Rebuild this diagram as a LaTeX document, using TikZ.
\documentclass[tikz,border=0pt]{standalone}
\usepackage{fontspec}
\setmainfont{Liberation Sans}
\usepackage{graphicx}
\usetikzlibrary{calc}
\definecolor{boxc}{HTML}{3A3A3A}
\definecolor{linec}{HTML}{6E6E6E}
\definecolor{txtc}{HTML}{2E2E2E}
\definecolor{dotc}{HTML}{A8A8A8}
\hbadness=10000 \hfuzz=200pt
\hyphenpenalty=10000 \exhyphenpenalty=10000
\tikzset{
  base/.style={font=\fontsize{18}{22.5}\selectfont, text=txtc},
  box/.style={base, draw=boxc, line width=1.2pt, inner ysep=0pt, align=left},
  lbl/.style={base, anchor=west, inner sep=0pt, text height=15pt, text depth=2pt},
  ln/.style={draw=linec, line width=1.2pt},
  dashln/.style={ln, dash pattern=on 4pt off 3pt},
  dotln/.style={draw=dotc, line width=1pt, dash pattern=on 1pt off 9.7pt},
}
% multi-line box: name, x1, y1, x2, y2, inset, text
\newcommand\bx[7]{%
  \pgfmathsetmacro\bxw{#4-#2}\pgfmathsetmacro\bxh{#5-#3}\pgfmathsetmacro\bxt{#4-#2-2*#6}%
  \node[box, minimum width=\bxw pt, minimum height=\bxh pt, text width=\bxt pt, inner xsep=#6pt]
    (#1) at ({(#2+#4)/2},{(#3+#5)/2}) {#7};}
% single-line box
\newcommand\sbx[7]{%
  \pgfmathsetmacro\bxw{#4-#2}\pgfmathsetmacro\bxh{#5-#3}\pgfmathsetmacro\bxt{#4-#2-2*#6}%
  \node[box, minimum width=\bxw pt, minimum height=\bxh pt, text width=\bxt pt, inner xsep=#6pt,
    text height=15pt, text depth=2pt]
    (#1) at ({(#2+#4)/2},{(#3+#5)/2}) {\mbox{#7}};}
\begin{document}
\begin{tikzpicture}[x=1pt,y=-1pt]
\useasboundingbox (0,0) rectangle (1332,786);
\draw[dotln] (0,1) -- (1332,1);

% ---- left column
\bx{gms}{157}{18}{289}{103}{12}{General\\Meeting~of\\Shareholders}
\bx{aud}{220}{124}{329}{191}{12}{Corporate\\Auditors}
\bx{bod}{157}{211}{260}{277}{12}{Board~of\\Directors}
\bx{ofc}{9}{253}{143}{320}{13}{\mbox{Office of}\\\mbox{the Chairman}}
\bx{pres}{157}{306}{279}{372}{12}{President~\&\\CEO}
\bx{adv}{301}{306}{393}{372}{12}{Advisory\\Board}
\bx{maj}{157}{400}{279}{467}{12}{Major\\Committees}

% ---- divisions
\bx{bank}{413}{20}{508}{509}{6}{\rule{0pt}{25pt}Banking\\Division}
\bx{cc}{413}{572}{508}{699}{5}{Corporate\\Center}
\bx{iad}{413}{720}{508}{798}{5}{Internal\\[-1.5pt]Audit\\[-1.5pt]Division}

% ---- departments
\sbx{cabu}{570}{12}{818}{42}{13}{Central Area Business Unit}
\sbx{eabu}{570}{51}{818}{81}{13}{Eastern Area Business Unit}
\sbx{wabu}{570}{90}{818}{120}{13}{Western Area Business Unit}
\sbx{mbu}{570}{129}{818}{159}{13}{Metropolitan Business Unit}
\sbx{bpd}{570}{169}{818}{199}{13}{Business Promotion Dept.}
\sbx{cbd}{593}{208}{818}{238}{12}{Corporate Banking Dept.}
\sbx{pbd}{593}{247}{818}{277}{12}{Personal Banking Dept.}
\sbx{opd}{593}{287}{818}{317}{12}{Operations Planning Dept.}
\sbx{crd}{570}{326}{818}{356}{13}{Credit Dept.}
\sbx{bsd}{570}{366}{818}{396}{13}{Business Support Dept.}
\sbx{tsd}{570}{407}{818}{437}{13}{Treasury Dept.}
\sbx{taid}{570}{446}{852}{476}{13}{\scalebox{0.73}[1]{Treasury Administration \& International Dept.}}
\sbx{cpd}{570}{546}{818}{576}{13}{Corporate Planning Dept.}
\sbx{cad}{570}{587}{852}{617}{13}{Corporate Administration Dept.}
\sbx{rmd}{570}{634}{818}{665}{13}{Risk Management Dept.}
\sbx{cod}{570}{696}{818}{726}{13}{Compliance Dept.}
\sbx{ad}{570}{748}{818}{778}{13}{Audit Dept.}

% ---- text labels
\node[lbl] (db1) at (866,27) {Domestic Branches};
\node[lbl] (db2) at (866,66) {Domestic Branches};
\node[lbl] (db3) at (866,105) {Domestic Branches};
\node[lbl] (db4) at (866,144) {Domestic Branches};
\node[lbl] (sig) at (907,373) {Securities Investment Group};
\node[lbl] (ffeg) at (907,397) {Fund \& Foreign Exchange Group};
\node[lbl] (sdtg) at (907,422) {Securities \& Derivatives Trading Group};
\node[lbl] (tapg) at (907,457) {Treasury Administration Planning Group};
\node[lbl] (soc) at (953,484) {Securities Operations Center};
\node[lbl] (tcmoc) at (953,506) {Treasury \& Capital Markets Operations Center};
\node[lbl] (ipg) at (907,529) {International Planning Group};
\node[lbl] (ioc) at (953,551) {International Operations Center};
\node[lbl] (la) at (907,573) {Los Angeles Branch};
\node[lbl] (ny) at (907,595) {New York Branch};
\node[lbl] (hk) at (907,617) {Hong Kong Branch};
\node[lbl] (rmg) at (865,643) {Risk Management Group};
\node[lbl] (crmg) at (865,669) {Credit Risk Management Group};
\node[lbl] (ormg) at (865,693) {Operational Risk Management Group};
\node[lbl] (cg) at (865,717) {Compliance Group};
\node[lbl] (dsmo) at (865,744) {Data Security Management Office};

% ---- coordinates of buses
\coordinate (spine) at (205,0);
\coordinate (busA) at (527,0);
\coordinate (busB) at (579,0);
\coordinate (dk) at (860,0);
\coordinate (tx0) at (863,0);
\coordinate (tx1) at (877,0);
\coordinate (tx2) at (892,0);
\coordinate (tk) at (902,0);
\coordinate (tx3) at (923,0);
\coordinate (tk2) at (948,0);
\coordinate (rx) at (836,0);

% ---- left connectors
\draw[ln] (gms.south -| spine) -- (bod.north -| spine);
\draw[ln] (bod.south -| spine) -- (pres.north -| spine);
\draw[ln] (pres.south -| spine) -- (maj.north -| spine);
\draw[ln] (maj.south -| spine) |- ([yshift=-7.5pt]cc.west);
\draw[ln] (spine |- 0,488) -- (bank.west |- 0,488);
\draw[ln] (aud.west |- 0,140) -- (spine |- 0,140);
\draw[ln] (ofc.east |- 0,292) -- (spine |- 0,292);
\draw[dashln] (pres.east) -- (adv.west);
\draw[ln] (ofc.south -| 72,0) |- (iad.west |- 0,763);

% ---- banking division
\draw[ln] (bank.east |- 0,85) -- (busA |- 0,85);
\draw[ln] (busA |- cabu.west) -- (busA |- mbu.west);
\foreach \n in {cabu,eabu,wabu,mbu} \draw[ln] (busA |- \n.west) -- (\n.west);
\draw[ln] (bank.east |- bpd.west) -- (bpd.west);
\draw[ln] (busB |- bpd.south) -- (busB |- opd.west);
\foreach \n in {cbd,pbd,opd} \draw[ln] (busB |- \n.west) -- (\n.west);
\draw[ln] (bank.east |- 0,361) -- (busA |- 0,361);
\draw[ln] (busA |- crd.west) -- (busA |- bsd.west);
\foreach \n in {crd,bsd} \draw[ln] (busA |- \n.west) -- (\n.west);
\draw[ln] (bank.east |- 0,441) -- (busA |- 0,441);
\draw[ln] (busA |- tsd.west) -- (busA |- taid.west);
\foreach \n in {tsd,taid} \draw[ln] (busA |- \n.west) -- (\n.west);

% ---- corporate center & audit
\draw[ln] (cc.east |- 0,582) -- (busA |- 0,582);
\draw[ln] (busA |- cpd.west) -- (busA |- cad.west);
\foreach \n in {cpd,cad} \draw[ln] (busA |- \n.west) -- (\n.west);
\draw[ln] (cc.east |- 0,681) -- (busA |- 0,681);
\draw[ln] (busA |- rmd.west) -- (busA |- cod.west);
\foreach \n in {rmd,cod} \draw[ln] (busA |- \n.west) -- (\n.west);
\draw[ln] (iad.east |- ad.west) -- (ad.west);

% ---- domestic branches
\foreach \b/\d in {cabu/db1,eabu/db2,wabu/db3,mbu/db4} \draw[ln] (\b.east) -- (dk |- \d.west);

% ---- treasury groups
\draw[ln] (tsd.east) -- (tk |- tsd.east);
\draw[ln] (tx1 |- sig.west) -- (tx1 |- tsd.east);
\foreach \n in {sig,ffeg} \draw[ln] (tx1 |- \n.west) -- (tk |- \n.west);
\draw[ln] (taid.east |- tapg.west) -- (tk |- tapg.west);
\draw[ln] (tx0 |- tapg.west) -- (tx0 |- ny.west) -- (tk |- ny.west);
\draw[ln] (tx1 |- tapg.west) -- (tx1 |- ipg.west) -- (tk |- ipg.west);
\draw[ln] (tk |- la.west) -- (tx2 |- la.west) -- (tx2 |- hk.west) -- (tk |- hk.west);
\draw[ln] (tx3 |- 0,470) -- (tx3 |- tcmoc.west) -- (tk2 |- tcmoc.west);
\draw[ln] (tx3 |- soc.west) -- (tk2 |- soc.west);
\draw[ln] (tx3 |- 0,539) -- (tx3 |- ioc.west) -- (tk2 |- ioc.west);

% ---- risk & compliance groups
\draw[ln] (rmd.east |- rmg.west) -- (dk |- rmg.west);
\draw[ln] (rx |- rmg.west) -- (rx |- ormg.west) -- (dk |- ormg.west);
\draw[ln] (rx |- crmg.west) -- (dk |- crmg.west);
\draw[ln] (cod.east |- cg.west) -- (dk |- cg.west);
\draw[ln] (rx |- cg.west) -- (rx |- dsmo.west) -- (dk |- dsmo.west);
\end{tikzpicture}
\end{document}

====

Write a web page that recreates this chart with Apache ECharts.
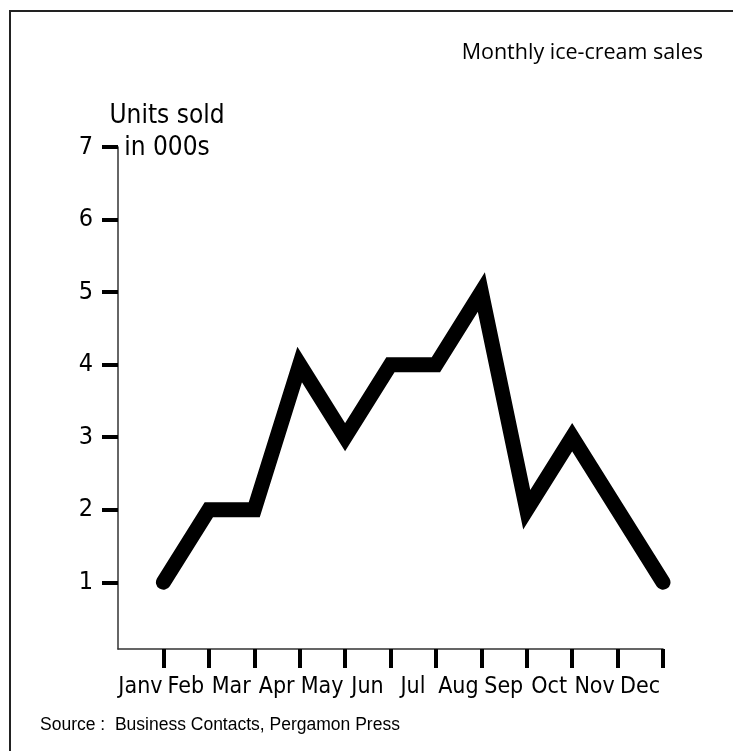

====

## Your instructions
Report the number of lines in the listing that include the string "this"; give nothing but the number.

## Correct response
2